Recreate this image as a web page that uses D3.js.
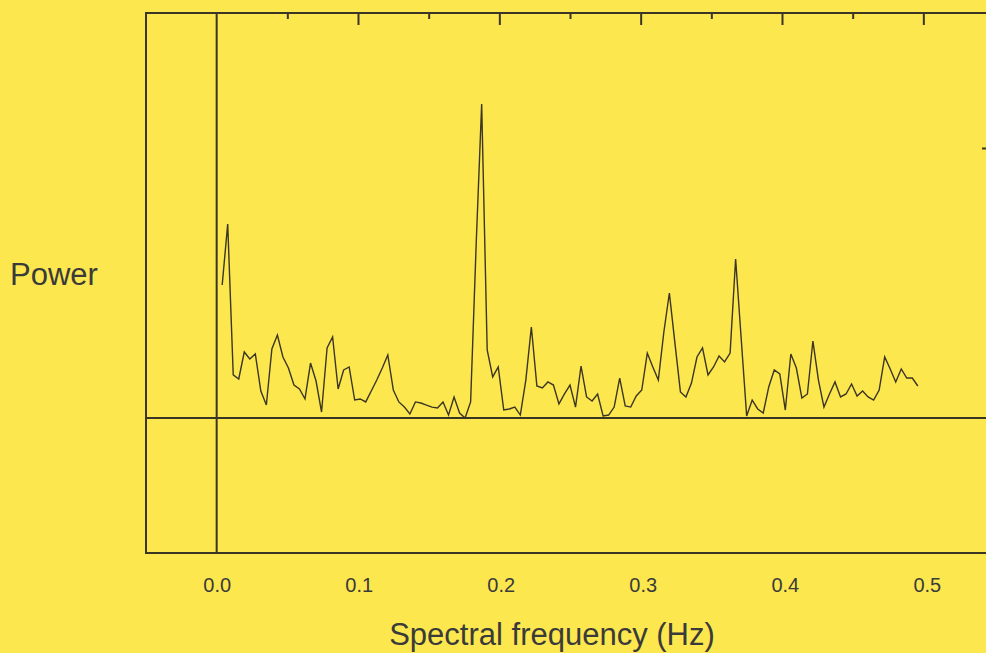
<!DOCTYPE html>
<html>
<head>
<meta charset="utf-8">
<script src="https://cdn.jsdelivr.net/npm/d3@7"></script>
<style>
  html, body { margin: 0; padding: 0; background: #fce74e; }
  svg { display: block; }
</style>
</head>
<body>
<svg id="chart"></svg>
<script>
// Espectro de potencia: 127 valores, un valor por cada bin de frecuencia (k/256 Hz)
const binWidth = 1 / 256;
const power = [
  0.985, 1.437, 0.319, 0.289, 0.489, 0.437, 0.474, 0.200, 0.096, 0.511,
  0.615, 0.452, 0.370, 0.244, 0.215, 0.141, 0.407, 0.274, 0.044, 0.519,
  0.600, 0.215, 0.356, 0.378, 0.133, 0.141, 0.119, 0.200, 0.281, 0.370,
  0.467, 0.207, 0.119, 0.081, 0.030, 0.119, 0.111, 0.096, 0.081, 0.074,
  0.119, 0.022, 0.156, 0.037, 0.000, 0.119, 1.281, 2.326, 0.504, 0.304,
  0.378, 0.059, 0.067, 0.081, 0.022, 0.281, 0.674, 0.237, 0.222, 0.267,
  0.244, 0.104, 0.178, 0.244, 0.081, 0.385, 0.156, 0.126, 0.178, 0.015,
  0.022, 0.081, 0.296, 0.089, 0.081, 0.163, 0.207, 0.481, 0.378, 0.281,
  0.637, 0.926, 0.556, 0.193, 0.156, 0.259, 0.452, 0.519, 0.319, 0.378,
  0.459, 0.415, 0.481, 1.178, 0.593, 0.015, 0.133, 0.067, 0.037, 0.230,
  0.356, 0.326, 0.059, 0.474, 0.370, 0.148, 0.178, 0.570, 0.281, 0.081,
  0.178, 0.267, 0.156, 0.178, 0.252, 0.163, 0.200, 0.156, 0.133, 0.207,
  0.452, 0.363, 0.267, 0.363, 0.296, 0.296, 0.237
];

// etiquetas del eje x y marcas de arriba
const xTickLabels = [0.0, 0.1, 0.2, 0.3, 0.4, 0.5];
const topMajorTicks = [0.1, 0.2, 0.3, 0.4, 0.5];
const topMinorTicks = [0.05, 0.15, 0.25, 0.35, 0.45];
const rightTicks = [2];

const width = 986;
const height = 653;
const ink = "#3b3524";

const svg = d3.select("#chart")
    .attr("width", width)
    .attr("height", height);

// escalas
const x = d3.scaleLinear().domain([-0.05, 0.55]).range([146, 994]);
const y = d3.scaleLinear().domain([-1, 3]).range([553, 13]);

const data = power.map((p, i) => ({ f: (i + 1) * binWidth, p: p }));

// marco del gráfico
svg.append("rect")
    .attr("x", x(-0.05))
    .attr("y", y(3))
    .attr("width", x(0.55) - x(-0.05))
    .attr("height", y(-1) - y(3))
    .attr("fill", "none")
    .attr("stroke", ink)
    .attr("stroke-width", 2);

// ejes en cero
svg.append("line")
    .attr("x1", x(0)).attr("x2", x(0))
    .attr("y1", y(3)).attr("y2", y(-1))
    .attr("stroke", ink).attr("stroke-width", 2);

svg.append("line")
    .attr("x1", x(-0.05)).attr("x2", x(0.55))
    .attr("y1", y(0)).attr("y2", y(0))
    .attr("stroke", ink).attr("stroke-width", 2);

// marcas del borde superior (hacia adentro)
const topAxis = svg.append("g")
    .attr("transform", `translate(0,${y(3)})`);

topAxis.append("g")
    .call(d3.axisTop(x).tickValues(topMajorTicks).tickSize(-12).tickFormat(""))
    .call(g => g.select(".domain").remove());

topAxis.append("g")
    .call(d3.axisTop(x).tickValues(topMinorTicks).tickSize(-6).tickFormat(""))
    .call(g => g.select(".domain").remove());

topAxis.selectAll(".tick line")
    .attr("stroke", ink)
    .attr("stroke-width", 2);

// marca del borde derecho
svg.append("g")
    .attr("transform", `translate(${x(0.55)},0)`)
    .call(d3.axisRight(y).tickValues(rightTicks).tickSize(-12).tickFormat(""))
    .call(g => g.select(".domain").remove())
    .selectAll(".tick line")
    .attr("stroke", ink)
    .attr("stroke-width", 2);

// etiquetas de frecuencia debajo del marco (un poco corridas a la derecha, como el original)
svg.append("g")
    .attr("transform", `translate(0,${y(-1)})`)
    .call(d3.axisBottom(x).tickValues(xTickLabels).tickSize(0).tickPadding(25).tickFormat(d3.format(".1f")))
    .call(g => g.select(".domain").remove())
    .selectAll("text")
    .attr("dx", (d, i) => i * 0.7)
    .attr("fill", "#3a3a3a")
    .attr("font-family", "Liberation Sans, Arial, sans-serif")
    .attr("font-size", 20);

// la curva del espectro
const line = d3.line()
    .x(d => x(d.f))
    .y(d => y(d.p));

svg.append("path")
    .datum(data)
    .attr("d", line)
    .attr("fill", "none")
    .attr("stroke", ink)
    .attr("stroke-width", 1.4)
    .attr("stroke-linejoin", "miter");

// titulos
svg.append("text")
    .attr("x", 54)
    .attr("y", 285)
    .attr("text-anchor", "middle")
    .attr("fill", "#3a3a3a")
    .attr("font-family", "Liberation Sans, Arial, sans-serif")
    .attr("font-size", 31)
    .text("Power");

svg.append("text")
    .attr("x", 552)
    .attr("y", 645)
    .attr("text-anchor", "middle")
    .attr("fill", "#3a3a3a")
    .attr("font-family", "Liberation Sans, Arial, sans-serif")
    .attr("font-size", 31)
    .text("Spectral frequency (Hz)");
</script>
</body>
</html>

What the exercise asks: Write out each line of the data exactly; the images should be left out.

Result:
Recreate this image as a web page that uses D3.js.
<!DOCTYPE html>
<html>
<head>
<meta charset="utf-8">
<script src="https://cdn.jsdelivr.net/npm/d3@7"></script>
<style>
  html, body { margin: 0; padding: 0; background: #fce74e; }
  svg { display: block; }
</style>
</head>
<body>
<svg id="chart"></svg>
<script>
// Espectro de potencia: 127 valores, un valor por cada bin de frecuencia (k/256 Hz)
const binWidth = 1 / 256;
const power = [
  0.985, 1.437, 0.319, 0.289, 0.489, 0.437, 0.474, 0.200, 0.096, 0.511,
  0.615, 0.452, 0.370, 0.244, 0.215, 0.141, 0.407, 0.274, 0.044, 0.519,
  0.600, 0.215, 0.356, 0.378, 0.133, 0.141, 0.119, 0.200, 0.281, 0.370,
  0.467, 0.207, 0.119, 0.081, 0.030, 0.119, 0.111, 0.096, 0.081, 0.074,
  0.119, 0.022, 0.156, 0.037, 0.000, 0.119, 1.281, 2.326, 0.504, 0.304,
  0.378, 0.059, 0.067, 0.081, 0.022, 0.281, 0.674, 0.237, 0.222, 0.267,
  0.244, 0.104, 0.178, 0.244, 0.081, 0.385, 0.156, 0.126, 0.178, 0.015,
  0.022, 0.081, 0.296, 0.089, 0.081, 0.163, 0.207, 0.481, 0.378, 0.281,
  0.637, 0.926, 0.556, 0.193, 0.156, 0.259, 0.452, 0.519, 0.319, 0.378,
  0.459, 0.415, 0.481, 1.178, 0.593, 0.015, 0.133, 0.067, 0.037, 0.230,
  0.356, 0.326, 0.059, 0.474, 0.370, 0.148, 0.178, 0.570, 0.281, 0.081,
  0.178, 0.267, 0.156, 0.178, 0.252, 0.163, 0.200, 0.156, 0.133, 0.207,
  0.452, 0.363, 0.267, 0.363, 0.296, 0.296, 0.237
];

// etiquetas del eje x y marcas de arriba
const xTickLabels = [0.0, 0.1, 0.2, 0.3, 0.4, 0.5];
const topMajorTicks = [0.1, 0.2, 0.3, 0.4, 0.5];
const topMinorTicks = [0.05, 0.15, 0.25, 0.35, 0.45];
const rightTicks = [2];

const width = 986;
const height = 653;
const ink = "#3b3524";

const svg = d3.select("#chart")
    .attr("width", width)
    .attr("height", height);

// escalas
const x = d3.scaleLinear().domain([-0.05, 0.55]).range([146, 994]);
const y = d3.scaleLinear().domain([-1, 3]).range([553, 13]);

const data = power.map((p, i) => ({ f: (i + 1) * binWidth, p: p }));

// marco del gráfico
svg.append("rect")
    .attr("x", x(-0.05))
    .attr("y", y(3))
    .attr("width", x(0.55) - x(-0.05))
    .attr("height", y(-1) - y(3))
    .attr("fill", "none")
    .attr("stroke", ink)
    .attr("stroke-width", 2);

// ejes en cero
svg.append("line")
    .attr("x1", x(0)).attr("x2", x(0))
    .attr("y1", y(3)).attr("y2", y(-1))
    .attr("stroke", ink).attr("stroke-width", 2);

svg.append("line")
    .attr("x1", x(-0.05)).attr("x2", x(0.55))
    .attr("y1", y(0)).attr("y2", y(0))
    .attr("stroke", ink).attr("stroke-width", 2);

// marcas del borde superior (hacia adentro)
const topAxis = svg.append("g")
    .attr("transform", `translate(0,${y(3)})`);

topAxis.append("g")
    .call(d3.axisTop(x).tickValues(topMajorTicks).tickSize(-12).tickFormat(""))
    .call(g => g.select(".domain").remove());

topAxis.append("g")
    .call(d3.axisTop(x).tickValues(topMinorTicks).tickSize(-6).tickFormat(""))
    .call(g => g.select(".domain").remove());

topAxis.selectAll(".tick line")
    .attr("stroke", ink)
    .attr("stroke-width", 2);

// marca del borde derecho
svg.append("g")
    .attr("transform", `translate(${x(0.55)},0)`)
    .call(d3.axisRight(y).tickValues(rightTicks).tickSize(-12).tickFormat(""))
    .call(g => g.select(".domain").remove())
    .selectAll(".tick line")
    .attr("stroke", ink)
    .attr("stroke-width", 2);

// etiquetas de frecuencia debajo del marco (un poco corridas a la derecha, como el original)
svg.append("g")
    .attr("transform", `translate(0,${y(-1)})`)
    .call(d3.axisBottom(x).tickValues(xTickLabels).tickSize(0).tickPadding(25).tickFormat(d3.format(".1f")))
    .call(g => g.select(".domain").remove())
    .selectAll("text")
    .attr("dx", (d, i) => i * 0.7)
    .attr("fill", "#3a3a3a")
    .attr("font-family", "Liberation Sans, Arial, sans-serif")
    .attr("font-size", 20);

// la curva del espectro
const line = d3.line()
    .x(d => x(d.f))
    .y(d => y(d.p));

svg.append("path")
    .datum(data)
    .attr("d", line)
    .attr("fill", "none")
    .attr("stroke", ink)
    .attr("stroke-width", 1.4)
    .attr("stroke-linejoin", "miter");

// titulos
svg.append("text")
    .attr("x", 54)
    .attr("y", 285)
    .attr("text-anchor", "middle")
    .attr("fill", "#3a3a3a")
    .attr("font-family", "Liberation Sans, Arial, sans-serif")
    .attr("font-size", 31)
    .text("Power");

svg.append("text")
    .attr("x", 552)
    .attr("y", 645)
    .attr("text-anchor", "middle")
    .attr("fill", "#3a3a3a")
    .attr("font-family", "Liberation Sans, Arial, sans-serif")
    .attr("font-size", 31)
    .text("Spectral frequency (Hz)");
</script>
</body>
</html>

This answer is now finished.